**Given material:**
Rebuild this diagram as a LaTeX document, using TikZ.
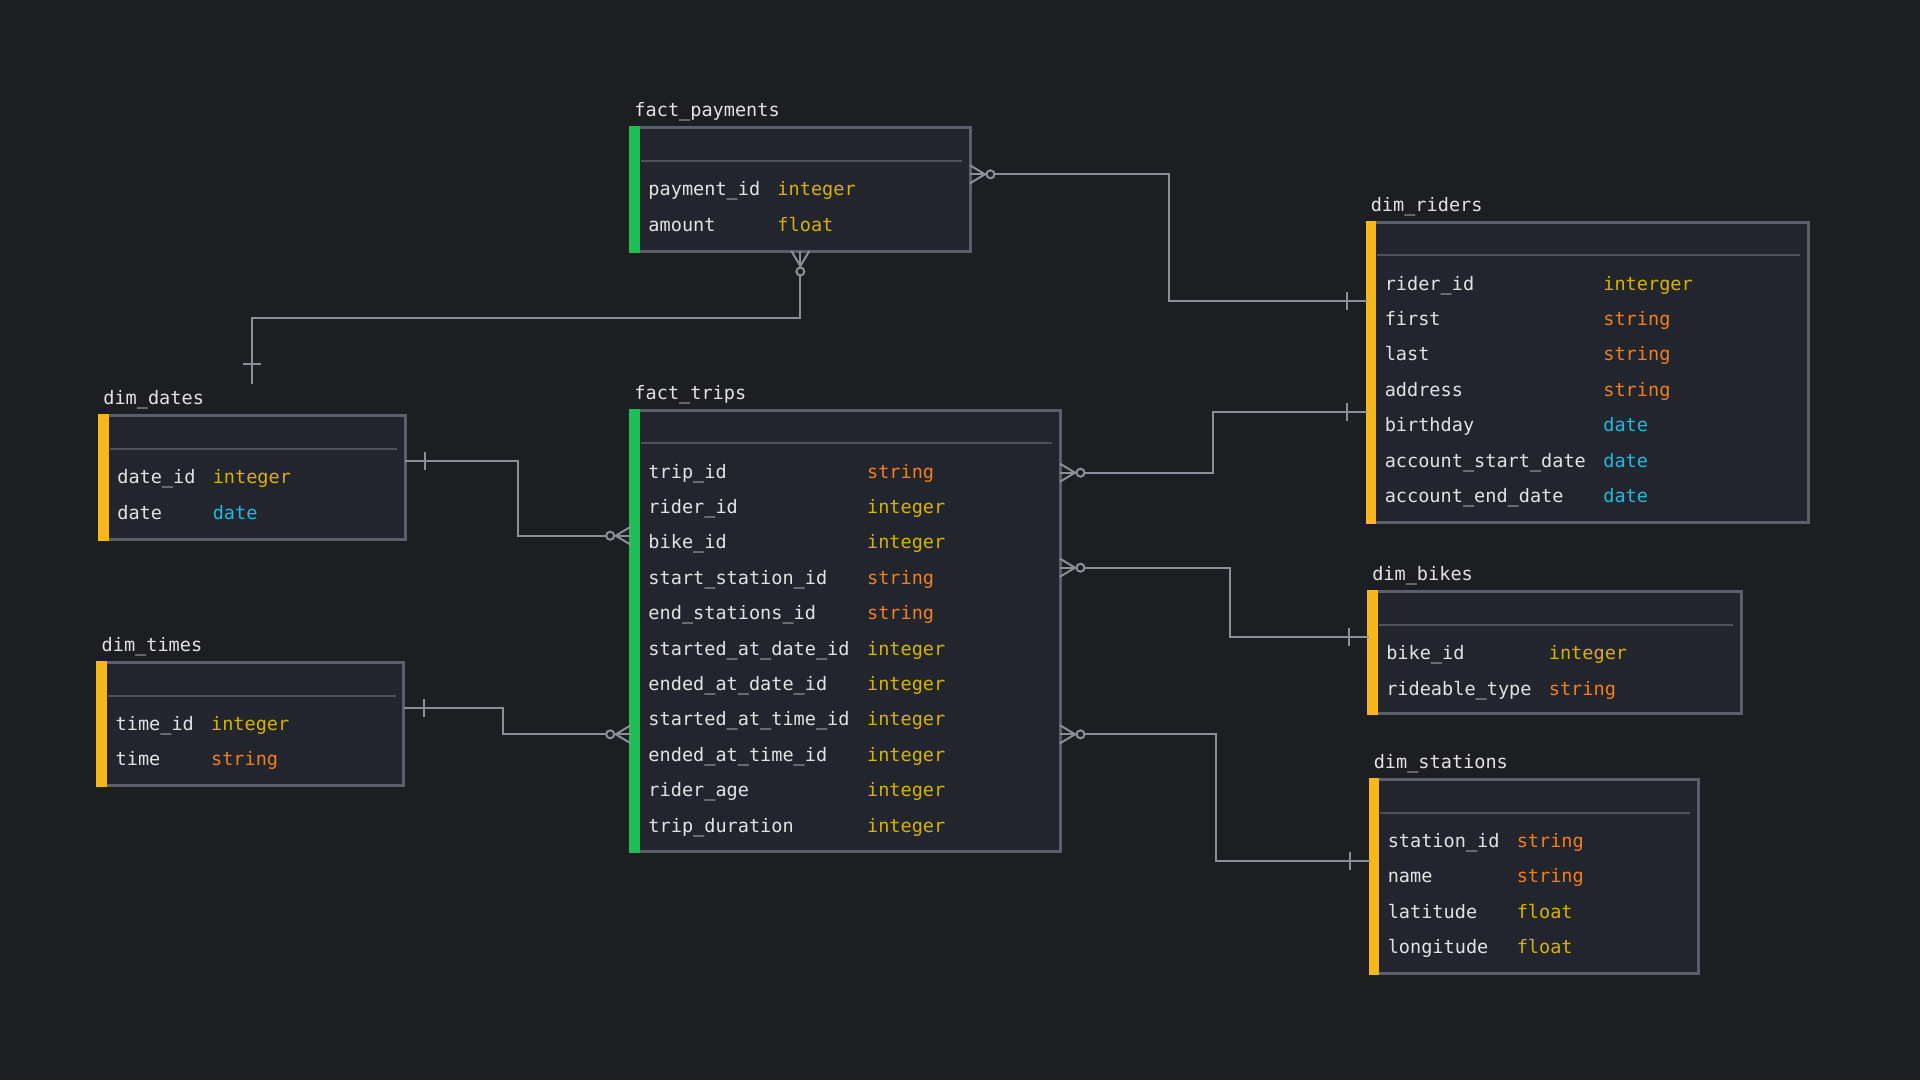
\documentclass[tikz,border=0pt]{standalone}
\usepackage{fontspec}
\setmonofont{DejaVu Sans Mono}
\usepackage{tikz}
\usetikzlibrary{calc}
\usetikzlibrary{fit}

\definecolor{bgc}{HTML}{1D1E22}
\definecolor{boxfill}{HTML}{22252D}
\definecolor{boxline}{HTML}{5C5F6A}
\definecolor{hdrline}{HTML}{4E515C}
\definecolor{connline}{HTML}{8C8F98}
\definecolor{namec}{HTML}{E2E2E2}
\definecolor{numc}{HTML}{D6B300}
\definecolor{strc}{HTML}{F07F1E}
\definecolor{datec}{HTML}{1FBADC}
\definecolor{factc}{HTML}{1FBD56}
\definecolor{dimc}{HTML}{F7B71B}

\tikzset{
  tbl/.style={draw=boxline, fill=boxfill, line width=0.75mm, inner sep=0pt, outer sep=0pt},
  hdr/.style={draw=hdrline, line width=0.5mm},
  conn/.style={draw=connline, line width=0.5mm},
  field/.style={anchor=west, inner sep=0pt, text=namec, text height=8pt, text depth=0pt,
    font=\ttfamily\fontsize{13.2pt}{16pt}\selectfont},
  title/.style={field}
}

\begin{document}
\begin{tikzpicture}[x=0.25mm, y=-0.25mm]

\fill [bgc] (0,0) rectangle (1920,1080);

% fact_payments
\node [tbl, fit={(630.7,127.7) (970,251)}] (pay) {};
\fill [factc] ($(pay.north west)+(-1.5,-1.5)$) rectangle ($(pay.south west)+(9,1.5)$);
\draw [hdr] ($(pay.north west)+(10,33.3)$) -- ($(pay.north east)+(-8,33.3)$);
\node [title] (pay-name) at ($(pay.north west)+(3.5,-16.5)$) {fact\_payments};
\foreach \f/\t/\c [count=\i from 0] in {payment\_id/integer/numc, amount/float/numc} {
  \node [field] (pay-f\i) at ($(pay.north west)+(17.5,62.5+35.4*\i)$) {\f};
  \node [field, text=\c] (pay-t\i) at ($(pay.north west)+(146.5,62.5+35.4*\i)$) {\t};
}

% fact_trips
\node [tbl, fit={(630.7,410) (1060,851)}] (trips) {};
\fill [factc] ($(trips.north west)+(-1.5,-1.5)$) rectangle ($(trips.south west)+(9,1.5)$);
\draw [hdr] ($(trips.north west)+(10,33.3)$) -- ($(trips.north east)+(-8,33.3)$);
\node [title] (trips-name) at ($(trips.north west)+(3.5,-16.5)$) {fact\_trips};
\foreach \f/\t/\c [count=\i from 0] in {trip\_id/string/strc, rider\_id/integer/numc,
    bike\_id/integer/numc, start\_station\_id/string/strc, end\_stations\_id/string/strc,
    started\_at\_date\_id/integer/numc, ended\_at\_date\_id/integer/numc,
    started\_at\_time\_id/integer/numc, ended\_at\_time\_id/integer/numc,
    rider\_age/integer/numc, trip\_duration/integer/numc} {
  \node [field] (trips-f\i) at ($(trips.north west)+(17.5,62.5+35.4*\i)$) {\f};
  \node [field, text=\c] (trips-t\i) at ($(trips.north west)+(236.1,62.5+35.4*\i)$) {\t};
}

% dim_riders
\node [tbl, fit={(1367,222) (1808,522)}] (riders) {};
\fill [dimc] ($(riders.north west)+(-1.5,-1.5)$) rectangle ($(riders.south west)+(9,1.5)$);
\draw [hdr] ($(riders.north west)+(10,33.3)$) -- ($(riders.north east)+(-8,33.3)$);
\node [title] (riders-name) at ($(riders.north west)+(3.5,-16.5)$) {dim\_riders};
\foreach \f/\t/\c [count=\i from 0] in {rider\_id/interger/numc, first/string/strc,
    last/string/strc, address/string/strc, birthday/date/datec,
    account\_start\_date/date/datec, account\_end\_date/date/datec} {
  \node [field] (riders-f\i) at ($(riders.north west)+(17.5,62.5+35.4*\i)$) {\f};
  \node [field, text=\c] (riders-t\i) at ($(riders.north west)+(236.1,62.5+35.4*\i)$) {\t};
}

% dim_dates
\node [tbl, fit={(99.6,415.7) (405,539.3)}] (dates) {};
\fill [dimc] ($(dates.north west)+(-1.5,-1.5)$) rectangle ($(dates.south west)+(9,1.5)$);
\draw [hdr] ($(dates.north west)+(10,33.3)$) -- ($(dates.north east)+(-8,33.3)$);
\node [title] (dates-name) at ($(dates.north west)+(3.5,-16.5)$) {dim\_dates};
\foreach \f/\t/\c [count=\i from 0] in {date\_id/integer/numc, date/date/datec} {
  \node [field] (dates-f\i) at ($(dates.north west)+(17.5,62.5+35.4*\i)$) {\f};
  \node [field, text=\c] (dates-t\i) at ($(dates.north west)+(112.9,62.5+35.4*\i)$) {\t};
}

% dim_times
\node [tbl, fit={(97.9,662.3) (403.6,785.7)}] (times) {};
\fill [dimc] ($(times.north west)+(-1.5,-1.5)$) rectangle ($(times.south west)+(9,1.5)$);
\draw [hdr] ($(times.north west)+(10,33.3)$) -- ($(times.north east)+(-8,33.3)$);
\node [title] (times-name) at ($(times.north west)+(3.5,-16.5)$) {dim\_times};
\foreach \f/\t/\c [count=\i from 0] in {time\_id/integer/numc, time/string/strc} {
  \node [field] (times-f\i) at ($(times.north west)+(17.5,62.5+35.4*\i)$) {\f};
  \node [field, text=\c] (times-t\i) at ($(times.north west)+(112.9,62.5+35.4*\i)$) {\t};
}

% dim_bikes
\node [tbl, fit={(1368.5,591.7) (1741,713)}] (bikes) {};
\fill [dimc] ($(bikes.north west)+(-1.5,-1.5)$) rectangle ($(bikes.south west)+(9,1.5)$);
\draw [hdr] ($(bikes.north west)+(10,33.3)$) -- ($(bikes.north east)+(-8,33.3)$);
\node [title] (bikes-name) at ($(bikes.north west)+(3.5,-16.5)$) {dim\_bikes};
\foreach \f/\t/\c [count=\i from 0] in {bike\_id/integer/numc, rideable\_type/string/strc} {
  \node [field] (bikes-f\i) at ($(bikes.north west)+(17.5,62.5+35.4*\i)$) {\f};
  \node [field, text=\c] (bikes-t\i) at ($(bikes.north west)+(180.1,62.5+35.4*\i)$) {\t};
}

% dim_stations
\node [tbl, fit={(1370,779.3) (1698,973)}] (stations) {};
\fill [dimc] ($(stations.north west)+(-1.5,-1.5)$) rectangle ($(stations.south west)+(9,1.5)$);
\draw [hdr] ($(stations.north west)+(10,33.3)$) -- ($(stations.north east)+(-8,33.3)$);
\node [title] (stations-name) at ($(stations.north west)+(3.5,-16.5)$) {dim\_stations};
\foreach \f/\t/\c [count=\i from 0] in {station\_id/string/strc, name/string/strc,
    latitude/float/numc, longitude/float/numc} {
  \node [field] (stations-f\i) at ($(stations.north west)+(17.5,62.5+35.4*\i)$) {\f};
  \node [field, text=\c] (stations-t\i) at ($(stations.north west)+(146.5,62.5+35.4*\i)$) {\t};
}

% connector ends
\coordinate (p1) at (pay.east |- 0,174.3);
\coordinate (p2) at (pay.south);
\coordinate (dd) at ($(dates.north)+(0,-31.4)$);
\coordinate (d1) at (dates.east |- 0,461);
\coordinate (e1) at (times.east |- 0,708.3);
\coordinate (t1) at (trips.west |- 0,535.7);
\coordinate (t2) at (trips.west |- 0,734.3);
\coordinate (r1) at (trips.east |- 0,472.7);
\coordinate (r2) at (trips.east |- 0,567.7);
\coordinate (r3) at (trips.east |- 0,734.3);
\coordinate (q1) at (riders.west |- 0,300.5);
\coordinate (q2) at (riders.west |- 0,412);
\coordinate (q3) at (bikes.west |- 0,636.7);
\coordinate (q4) at (stations.west |- 0,860.7);

% connectors
\draw [conn] ($(p1)+(24.5,0)$) -| (1168.5,300.5) -- (q1);
\draw [conn] ($(p2)+(0,24.5)$) |- (dd |- 0,317.7) -- (dd);
\draw [conn] (d1) -| (518,535.7) -- ($(t1)+(-24.5,0)$);
\draw [conn] (e1) -| (502.5,734.3) -- ($(t2)+(-24.5,0)$);
\draw [conn] ($(r1)+(24.5,0)$) -| (1213.3,412) -- (q2);
\draw [conn] ($(r2)+(24.5,0)$) -| (1230,636.7) -- (q3);
\draw [conn] ($(r3)+(24.5,0)$) -| (1216,860.7) -- (q4);

% zero or many
\foreach \p/\a in {p1/0, p2/90, t1/180, t2/180, r1/0, r2/0, r3/0} {
  \draw [conn] ($(\p)+(\a+90:9)$) -- ($(\p)+(\a:15)$) -- ($(\p)+(\a-90:9)$);
  \draw [conn] (\p) -- ($(\p)+(\a:16.5)$);
  \draw [conn] ($(\p)+(\a:20.5)$) circle [radius=4];
}

% exactly one
\foreach \p/\a in {q1/180, q2/180, q3/180, q4/180, d1/0, e1/0, dd/-90} {
  \draw [conn] ($(\p)+(\a:20)+(\a+90:9)$) -- ($(\p)+(\a:20)+(\a-90:9)$);
}

\end{tikzpicture}
\end{document}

**What to produce:**
Print, exactly as written, the lines above from the first one to the one containing "(0,0) rectangle (1920,1080);". Leave out pictures.

**Exercise output:**
Rebuild this diagram as a LaTeX document, using TikZ.
\documentclass[tikz,border=0pt]{standalone}
\usepackage{fontspec}
\setmonofont{DejaVu Sans Mono}
\usepackage{tikz}
\usetikzlibrary{calc}
\usetikzlibrary{fit}

\definecolor{bgc}{HTML}{1D1E22}
\definecolor{boxfill}{HTML}{22252D}
\definecolor{boxline}{HTML}{5C5F6A}
\definecolor{hdrline}{HTML}{4E515C}
\definecolor{connline}{HTML}{8C8F98}
\definecolor{namec}{HTML}{E2E2E2}
\definecolor{numc}{HTML}{D6B300}
\definecolor{strc}{HTML}{F07F1E}
\definecolor{datec}{HTML}{1FBADC}
\definecolor{factc}{HTML}{1FBD56}
\definecolor{dimc}{HTML}{F7B71B}

\tikzset{
  tbl/.style={draw=boxline, fill=boxfill, line width=0.75mm, inner sep=0pt, outer sep=0pt},
  hdr/.style={draw=hdrline, line width=0.5mm},
  conn/.style={draw=connline, line width=0.5mm},
  field/.style={anchor=west, inner sep=0pt, text=namec, text height=8pt, text depth=0pt,
    font=\ttfamily\fontsize{13.2pt}{16pt}\selectfont},
  title/.style={field}
}

\begin{document}
\begin{tikzpicture}[x=0.25mm, y=-0.25mm]

\fill [bgc] (0,0) rectangle (1920,1080);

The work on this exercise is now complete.